The request: Reproduce each line of the listing exactly.
:: Data segment ::
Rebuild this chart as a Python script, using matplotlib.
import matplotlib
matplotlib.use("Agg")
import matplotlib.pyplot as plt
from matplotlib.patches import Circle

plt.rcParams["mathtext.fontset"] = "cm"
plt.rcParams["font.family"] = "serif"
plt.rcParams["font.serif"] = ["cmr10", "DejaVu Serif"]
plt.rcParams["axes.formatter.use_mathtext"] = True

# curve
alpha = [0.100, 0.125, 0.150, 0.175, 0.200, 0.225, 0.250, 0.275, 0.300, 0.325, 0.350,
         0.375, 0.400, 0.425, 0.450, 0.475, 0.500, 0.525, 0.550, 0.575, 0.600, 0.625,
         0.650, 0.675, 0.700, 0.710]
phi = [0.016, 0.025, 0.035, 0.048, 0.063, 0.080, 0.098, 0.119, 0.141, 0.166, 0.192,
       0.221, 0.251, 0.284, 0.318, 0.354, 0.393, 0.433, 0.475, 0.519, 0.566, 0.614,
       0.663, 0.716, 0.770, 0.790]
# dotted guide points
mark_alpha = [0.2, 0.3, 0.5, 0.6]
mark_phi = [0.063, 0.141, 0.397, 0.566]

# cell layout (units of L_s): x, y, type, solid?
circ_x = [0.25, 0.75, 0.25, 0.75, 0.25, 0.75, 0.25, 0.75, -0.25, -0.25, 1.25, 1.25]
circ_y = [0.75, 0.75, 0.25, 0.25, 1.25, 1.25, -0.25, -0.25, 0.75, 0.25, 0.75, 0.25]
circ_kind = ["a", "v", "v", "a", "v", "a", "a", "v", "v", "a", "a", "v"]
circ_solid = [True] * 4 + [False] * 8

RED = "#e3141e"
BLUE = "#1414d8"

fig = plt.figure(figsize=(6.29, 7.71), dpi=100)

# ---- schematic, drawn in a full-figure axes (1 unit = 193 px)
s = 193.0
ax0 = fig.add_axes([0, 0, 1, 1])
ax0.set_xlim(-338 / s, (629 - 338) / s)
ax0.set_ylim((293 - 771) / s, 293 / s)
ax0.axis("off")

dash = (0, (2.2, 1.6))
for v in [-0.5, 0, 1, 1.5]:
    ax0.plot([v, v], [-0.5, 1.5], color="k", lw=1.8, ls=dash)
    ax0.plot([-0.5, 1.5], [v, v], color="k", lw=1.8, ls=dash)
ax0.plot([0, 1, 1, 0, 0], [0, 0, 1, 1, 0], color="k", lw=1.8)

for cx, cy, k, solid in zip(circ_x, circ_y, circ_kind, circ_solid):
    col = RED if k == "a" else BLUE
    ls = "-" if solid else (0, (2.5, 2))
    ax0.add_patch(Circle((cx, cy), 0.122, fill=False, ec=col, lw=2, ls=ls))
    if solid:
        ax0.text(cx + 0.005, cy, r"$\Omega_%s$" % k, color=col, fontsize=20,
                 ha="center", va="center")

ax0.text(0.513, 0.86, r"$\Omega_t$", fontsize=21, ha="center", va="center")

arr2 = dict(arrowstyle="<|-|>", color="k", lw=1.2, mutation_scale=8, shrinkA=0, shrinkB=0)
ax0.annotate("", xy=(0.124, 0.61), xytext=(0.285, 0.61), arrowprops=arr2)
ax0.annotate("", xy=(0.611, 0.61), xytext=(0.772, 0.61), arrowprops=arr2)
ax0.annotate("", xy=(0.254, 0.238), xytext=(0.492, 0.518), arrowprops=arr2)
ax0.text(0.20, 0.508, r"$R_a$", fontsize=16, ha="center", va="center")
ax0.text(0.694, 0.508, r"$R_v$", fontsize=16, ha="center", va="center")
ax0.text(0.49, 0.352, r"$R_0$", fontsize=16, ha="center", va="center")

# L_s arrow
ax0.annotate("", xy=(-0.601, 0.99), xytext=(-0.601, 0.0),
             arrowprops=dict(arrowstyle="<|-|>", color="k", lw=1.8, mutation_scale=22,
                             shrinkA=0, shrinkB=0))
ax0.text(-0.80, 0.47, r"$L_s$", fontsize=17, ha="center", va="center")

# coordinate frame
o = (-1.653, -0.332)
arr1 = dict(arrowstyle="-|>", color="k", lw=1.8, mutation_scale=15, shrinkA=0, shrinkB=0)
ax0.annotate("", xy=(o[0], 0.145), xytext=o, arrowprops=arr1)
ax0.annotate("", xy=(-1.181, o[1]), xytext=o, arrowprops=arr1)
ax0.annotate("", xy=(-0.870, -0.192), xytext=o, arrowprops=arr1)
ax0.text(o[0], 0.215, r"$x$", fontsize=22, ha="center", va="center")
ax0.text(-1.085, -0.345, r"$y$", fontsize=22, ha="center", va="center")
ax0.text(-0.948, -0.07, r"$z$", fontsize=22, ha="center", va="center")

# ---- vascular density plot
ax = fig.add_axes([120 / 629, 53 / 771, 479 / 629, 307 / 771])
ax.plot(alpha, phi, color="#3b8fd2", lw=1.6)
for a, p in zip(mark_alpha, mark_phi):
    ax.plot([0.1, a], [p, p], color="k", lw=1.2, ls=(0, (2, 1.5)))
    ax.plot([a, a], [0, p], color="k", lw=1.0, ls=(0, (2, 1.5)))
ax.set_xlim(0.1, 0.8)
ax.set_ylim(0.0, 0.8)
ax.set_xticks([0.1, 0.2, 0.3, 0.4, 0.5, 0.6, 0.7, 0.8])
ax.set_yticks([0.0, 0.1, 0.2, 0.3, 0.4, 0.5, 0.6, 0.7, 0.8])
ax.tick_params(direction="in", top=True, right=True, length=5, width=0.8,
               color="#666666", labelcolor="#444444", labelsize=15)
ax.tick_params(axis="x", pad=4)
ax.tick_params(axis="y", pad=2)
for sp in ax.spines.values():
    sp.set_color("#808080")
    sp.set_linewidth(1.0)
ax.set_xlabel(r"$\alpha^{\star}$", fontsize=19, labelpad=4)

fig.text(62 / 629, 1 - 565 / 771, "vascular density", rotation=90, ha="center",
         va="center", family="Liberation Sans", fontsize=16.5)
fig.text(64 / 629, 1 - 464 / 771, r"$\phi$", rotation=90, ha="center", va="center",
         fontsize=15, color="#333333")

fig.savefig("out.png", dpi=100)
:::
Answer to this problem:
Rebuild this chart as a Python script, using matplotlib.
import matplotlib
matplotlib.use("Agg")
import matplotlib.pyplot as plt
from matplotlib.patches import Circle

plt.rcParams["mathtext.fontset"] = "cm"
plt.rcParams["font.family"] = "serif"
plt.rcParams["font.serif"] = ["cmr10", "DejaVu Serif"]
plt.rcParams["axes.formatter.use_mathtext"] = True

# curve
alpha = [0.100, 0.125, 0.150, 0.175, 0.200, 0.225, 0.250, 0.275, 0.300, 0.325, 0.350,
         0.375, 0.400, 0.425, 0.450, 0.475, 0.500, 0.525, 0.550, 0.575, 0.600, 0.625,
         0.650, 0.675, 0.700, 0.710]
phi = [0.016, 0.025, 0.035, 0.048, 0.063, 0.080, 0.098, 0.119, 0.141, 0.166, 0.192,
       0.221, 0.251, 0.284, 0.318, 0.354, 0.393, 0.433, 0.475, 0.519, 0.566, 0.614,
       0.663, 0.716, 0.770, 0.790]
# dotted guide points
mark_alpha = [0.2, 0.3, 0.5, 0.6]
mark_phi = [0.063, 0.141, 0.397, 0.566]

# cell layout (units of L_s): x, y, type, solid?
circ_x = [0.25, 0.75, 0.25, 0.75, 0.25, 0.75, 0.25, 0.75, -0.25, -0.25, 1.25, 1.25]
circ_y = [0.75, 0.75, 0.25, 0.25, 1.25, 1.25, -0.25, -0.25, 0.75, 0.25, 0.75, 0.25]
circ_kind = ["a", "v", "v", "a", "v", "a", "a", "v", "v", "a", "a", "v"]
circ_solid = [True] * 4 + [False] * 8

RED = "#e3141e"
BLUE = "#1414d8"

fig = plt.figure(figsize=(6.29, 7.71), dpi=100)

# ---- schematic, drawn in a full-figure axes (1 unit = 193 px)
s = 193.0
ax0 = fig.add_axes([0, 0, 1, 1])
ax0.set_xlim(-338 / s, (629 - 338) / s)
ax0.set_ylim((293 - 771) / s, 293 / s)
ax0.axis("off")

dash = (0, (2.2, 1.6))
for v in [-0.5, 0, 1, 1.5]:
    ax0.plot([v, v], [-0.5, 1.5], color="k", lw=1.8, ls=dash)
    ax0.plot([-0.5, 1.5], [v, v], color="k", lw=1.8, ls=dash)
ax0.plot([0, 1, 1, 0, 0], [0, 0, 1, 1, 0], color="k", lw=1.8)

for cx, cy, k, solid in zip(circ_x, circ_y, circ_kind, circ_solid):
    col = RED if k == "a" else BLUE
    ls = "-" if solid else (0, (2.5, 2))
    ax0.add_patch(Circle((cx, cy), 0.122, fill=False, ec=col, lw=2, ls=ls))
    if solid:
        ax0.text(cx + 0.005, cy, r"$\Omega_%s$" % k, color=col, fontsize=20,
                 ha="center", va="center")

ax0.text(0.513, 0.86, r"$\Omega_t$", fontsize=21, ha="center", va="center")

arr2 = dict(arrowstyle="<|-|>", color="k", lw=1.2, mutation_scale=8, shrinkA=0, shrinkB=0)
ax0.annotate("", xy=(0.124, 0.61), xytext=(0.285, 0.61), arrowprops=arr2)
ax0.annotate("", xy=(0.611, 0.61), xytext=(0.772, 0.61), arrowprops=arr2)
ax0.annotate("", xy=(0.254, 0.238), xytext=(0.492, 0.518), arrowprops=arr2)
ax0.text(0.20, 0.508, r"$R_a$", fontsize=16, ha="center", va="center")
ax0.text(0.694, 0.508, r"$R_v$", fontsize=16, ha="center", va="center")
ax0.text(0.49, 0.352, r"$R_0$", fontsize=16, ha="center", va="center")

# L_s arrow
ax0.annotate("", xy=(-0.601, 0.99), xytext=(-0.601, 0.0),
             arrowprops=dict(arrowstyle="<|-|>", color="k", lw=1.8, mutation_scale=22,
                             shrinkA=0, shrinkB=0))
ax0.text(-0.80, 0.47, r"$L_s$", fontsize=17, ha="center", va="center")

# coordinate frame
o = (-1.653, -0.332)
arr1 = dict(arrowstyle="-|>", color="k", lw=1.8, mutation_scale=15, shrinkA=0, shrinkB=0)
ax0.annotate("", xy=(o[0], 0.145), xytext=o, arrowprops=arr1)
ax0.annotate("", xy=(-1.181, o[1]), xytext=o, arrowprops=arr1)
ax0.annotate("", xy=(-0.870, -0.192), xytext=o, arrowprops=arr1)
ax0.text(o[0], 0.215, r"$x$", fontsize=22, ha="center", va="center")
ax0.text(-1.085, -0.345, r"$y$", fontsize=22, ha="center", va="center")
ax0.text(-0.948, -0.07, r"$z$", fontsize=22, ha="center", va="center")

# ---- vascular density plot
ax = fig.add_axes([120 / 629, 53 / 771, 479 / 629, 307 / 771])
ax.plot(alpha, phi, color="#3b8fd2", lw=1.6)
for a, p in zip(mark_alpha, mark_phi):
    ax.plot([0.1, a], [p, p], color="k", lw=1.2, ls=(0, (2, 1.5)))
    ax.plot([a, a], [0, p], color="k", lw=1.0, ls=(0, (2, 1.5)))
ax.set_xlim(0.1, 0.8)
ax.set_ylim(0.0, 0.8)
ax.set_xticks([0.1, 0.2, 0.3, 0.4, 0.5, 0.6, 0.7, 0.8])
ax.set_yticks([0.0, 0.1, 0.2, 0.3, 0.4, 0.5, 0.6, 0.7, 0.8])
ax.tick_params(direction="in", top=True, right=True, length=5, width=0.8,
               color="#666666", labelcolor="#444444", labelsize=15)
ax.tick_params(axis="x", pad=4)
ax.tick_params(axis="y", pad=2)
for sp in ax.spines.values():
    sp.set_color("#808080")
    sp.set_linewidth(1.0)
ax.set_xlabel(r"$\alpha^{\star}$", fontsize=19, labelpad=4)

fig.text(62 / 629, 1 - 565 / 771, "vascular density", rotation=90, ha="center",
         va="center", family="Liberation Sans", fontsize=16.5)
fig.text(64 / 629, 1 - 464 / 771, r"$\phi$", rotation=90, ha="center", va="center",
         fontsize=15, color="#333333")

fig.savefig("out.png", dpi=100)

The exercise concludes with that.